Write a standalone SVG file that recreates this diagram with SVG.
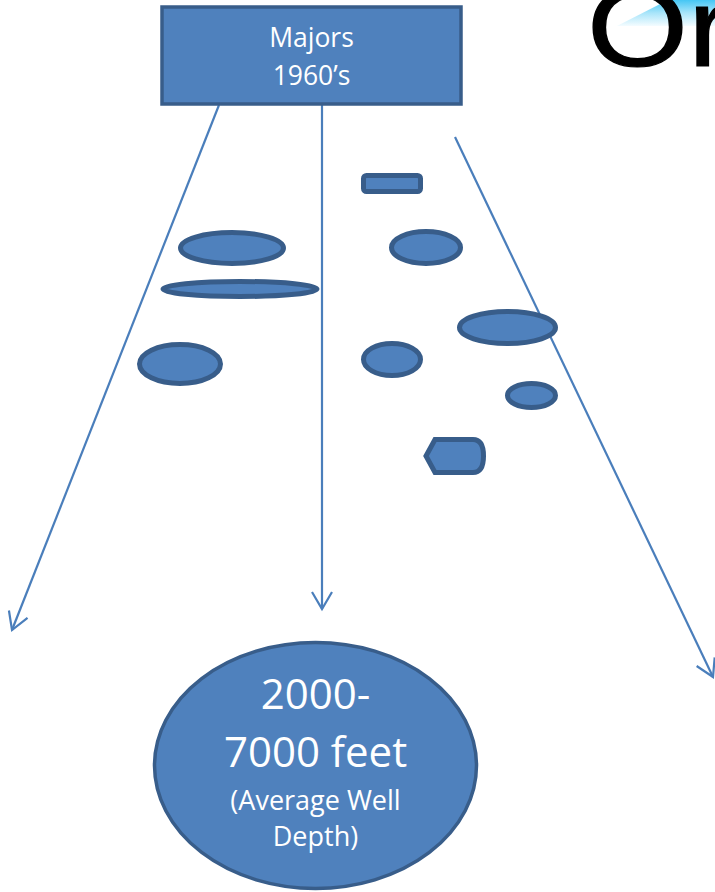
<svg xmlns="http://www.w3.org/2000/svg" width="715" height="892" viewBox="0 0 715 892">
  <style>
    .shape { fill: #4F81BD; stroke: #385D8A; stroke-width: 5; }
    .big { fill: #4F81BD; stroke: #385D8A; stroke-width: 3.5; }
    .link { fill: none; stroke: #4A7EBB; stroke-width: 2.2; }
    .label { font-family: "Open Sans", "Liberation Sans", sans-serif; fill: #FFFFFF; text-anchor: middle; }
    .title { font-family: "Liberation Sans", "DejaVu Sans", sans-serif; fill: #000000; }
  </style>
  <defs>
    <marker id="vee" markerUnits="userSpaceOnUse" markerWidth="24" markerHeight="24" viewBox="-20 -12 24 24" refX="0" refY="0" orient="auto">
      <path d="M -17,-10 L 0,0 L -17,10" fill="none" stroke="#4A7EBB" stroke-width="2.2" stroke-linejoin="miter"/>
    </marker>
    <linearGradient id="glow" x1="0" y1="0" x2="0" y2="1">
      <stop offset="0" stop-color="#45C6F4"/>
      <stop offset="0.5" stop-color="#A9E5FA"/>
      <stop offset="1" stop-color="#F4FCFF"/>
    </linearGradient>
  </defs>

  <!-- title fragment in the top-right corner -->
  <g id="title">
    <polygon points="617,26 715,26 715,0 668,0" fill="url(#glow)"/>
    <text class="title" x="0" y="0" font-size="112" stroke="#000000" stroke-width="1.2" transform="translate(587,65.5) scale(1.16,1)">Or</text>
  </g>

  <!-- connectors -->
  <g id="connectors">
    <line class="link" x1="219" y1="105" x2="12" y2="630" marker-end="url(#vee)"/>
    <line class="link" x1="322" y1="105" x2="322" y2="609" marker-end="url(#vee)"/>
    <line class="link" x1="455" y1="137" x2="713" y2="677" marker-end="url(#vee)"/>
  </g>

  <g id="majors">
    <rect class="big" x="162" y="7" width="299" height="97" stroke-width="4"/>
    <text class="label" x="311.5" y="47" font-size="26.5">Majors</text>
    <text class="label" x="311.5" y="85" font-size="26.5">1960’s</text>
  </g>

  <!-- scattered deposits -->
  <g id="bar"><rect class="shape" x="363.5" y="175.5" width="57" height="16" rx="3"/></g>
  <g id="oval-a"><ellipse class="shape" cx="232" cy="248" rx="51.5" ry="15.5"/></g>
  <g id="oval-b"><ellipse class="shape" cx="240" cy="289" rx="77" ry="7.5"/></g>
  <g id="oval-c"><ellipse class="shape" cx="180" cy="364" rx="40.5" ry="19.5"/></g>
  <g id="oval-d"><ellipse class="shape" cx="426" cy="247.5" rx="34.5" ry="16"/></g>
  <g id="oval-e"><ellipse class="shape" cx="507.5" cy="327.5" rx="48" ry="16"/></g>
  <g id="oval-f"><ellipse class="shape" cx="392" cy="359.5" rx="28.5" ry="16"/></g>
  <g id="oval-g"><ellipse class="shape" cx="531.5" cy="395.5" rx="24" ry="12"/></g>
  <g id="display">
    <path class="shape" d="M 426,456 L 435,439.5 L 473,439.5 Q 483.5,439.5 483.5,456 Q 483.5,472.5 473,472.5 L 435,472.5 Z"/>
  </g>

  <g id="depth">
    <ellipse class="big" cx="315.5" cy="765.5" rx="161" ry="123"/>
    <text class="label" x="315.5" y="709" font-size="42">2000-</text>
    <text class="label" x="315.5" y="767" font-size="42">7000 feet</text>
    <text class="label" x="315.5" y="810" font-size="27">(Average Well</text>
    <text class="label" x="315.5" y="846" font-size="27">Depth)</text>
  </g>
</svg>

■ EXERCISE AIM ■
Without the pictures, print the whole listing exactly as given.

■ COMPLETE OUTPUT ■
Write a standalone SVG file that recreates this diagram with SVG.
<svg xmlns="http://www.w3.org/2000/svg" width="715" height="892" viewBox="0 0 715 892">
  <style>
    .shape { fill: #4F81BD; stroke: #385D8A; stroke-width: 5; }
    .big { fill: #4F81BD; stroke: #385D8A; stroke-width: 3.5; }
    .link { fill: none; stroke: #4A7EBB; stroke-width: 2.2; }
    .label { font-family: "Open Sans", "Liberation Sans", sans-serif; fill: #FFFFFF; text-anchor: middle; }
    .title { font-family: "Liberation Sans", "DejaVu Sans", sans-serif; fill: #000000; }
  </style>
  <defs>
    <marker id="vee" markerUnits="userSpaceOnUse" markerWidth="24" markerHeight="24" viewBox="-20 -12 24 24" refX="0" refY="0" orient="auto">
      <path d="M -17,-10 L 0,0 L -17,10" fill="none" stroke="#4A7EBB" stroke-width="2.2" stroke-linejoin="miter"/>
    </marker>
    <linearGradient id="glow" x1="0" y1="0" x2="0" y2="1">
      <stop offset="0" stop-color="#45C6F4"/>
      <stop offset="0.5" stop-color="#A9E5FA"/>
      <stop offset="1" stop-color="#F4FCFF"/>
    </linearGradient>
  </defs>

  <!-- title fragment in the top-right corner -->
  <g id="title">
    <polygon points="617,26 715,26 715,0 668,0" fill="url(#glow)"/>
    <text class="title" x="0" y="0" font-size="112" stroke="#000000" stroke-width="1.2" transform="translate(587,65.5) scale(1.16,1)">Or</text>
  </g>

  <!-- connectors -->
  <g id="connectors">
    <line class="link" x1="219" y1="105" x2="12" y2="630" marker-end="url(#vee)"/>
    <line class="link" x1="322" y1="105" x2="322" y2="609" marker-end="url(#vee)"/>
    <line class="link" x1="455" y1="137" x2="713" y2="677" marker-end="url(#vee)"/>
  </g>

  <g id="majors">
    <rect class="big" x="162" y="7" width="299" height="97" stroke-width="4"/>
    <text class="label" x="311.5" y="47" font-size="26.5">Majors</text>
    <text class="label" x="311.5" y="85" font-size="26.5">1960’s</text>
  </g>

  <!-- scattered deposits -->
  <g id="bar"><rect class="shape" x="363.5" y="175.5" width="57" height="16" rx="3"/></g>
  <g id="oval-a"><ellipse class="shape" cx="232" cy="248" rx="51.5" ry="15.5"/></g>
  <g id="oval-b"><ellipse class="shape" cx="240" cy="289" rx="77" ry="7.5"/></g>
  <g id="oval-c"><ellipse class="shape" cx="180" cy="364" rx="40.5" ry="19.5"/></g>
  <g id="oval-d"><ellipse class="shape" cx="426" cy="247.5" rx="34.5" ry="16"/></g>
  <g id="oval-e"><ellipse class="shape" cx="507.5" cy="327.5" rx="48" ry="16"/></g>
  <g id="oval-f"><ellipse class="shape" cx="392" cy="359.5" rx="28.5" ry="16"/></g>
  <g id="oval-g"><ellipse class="shape" cx="531.5" cy="395.5" rx="24" ry="12"/></g>
  <g id="display">
    <path class="shape" d="M 426,456 L 435,439.5 L 473,439.5 Q 483.5,439.5 483.5,456 Q 483.5,472.5 473,472.5 L 435,472.5 Z"/>
  </g>

  <g id="depth">
    <ellipse class="big" cx="315.5" cy="765.5" rx="161" ry="123"/>
    <text class="label" x="315.5" y="709" font-size="42">2000-</text>
    <text class="label" x="315.5" y="767" font-size="42">7000 feet</text>
    <text class="label" x="315.5" y="810" font-size="27">(Average Well</text>
    <text class="label" x="315.5" y="846" font-size="27">Depth)</text>
  </g>
</svg>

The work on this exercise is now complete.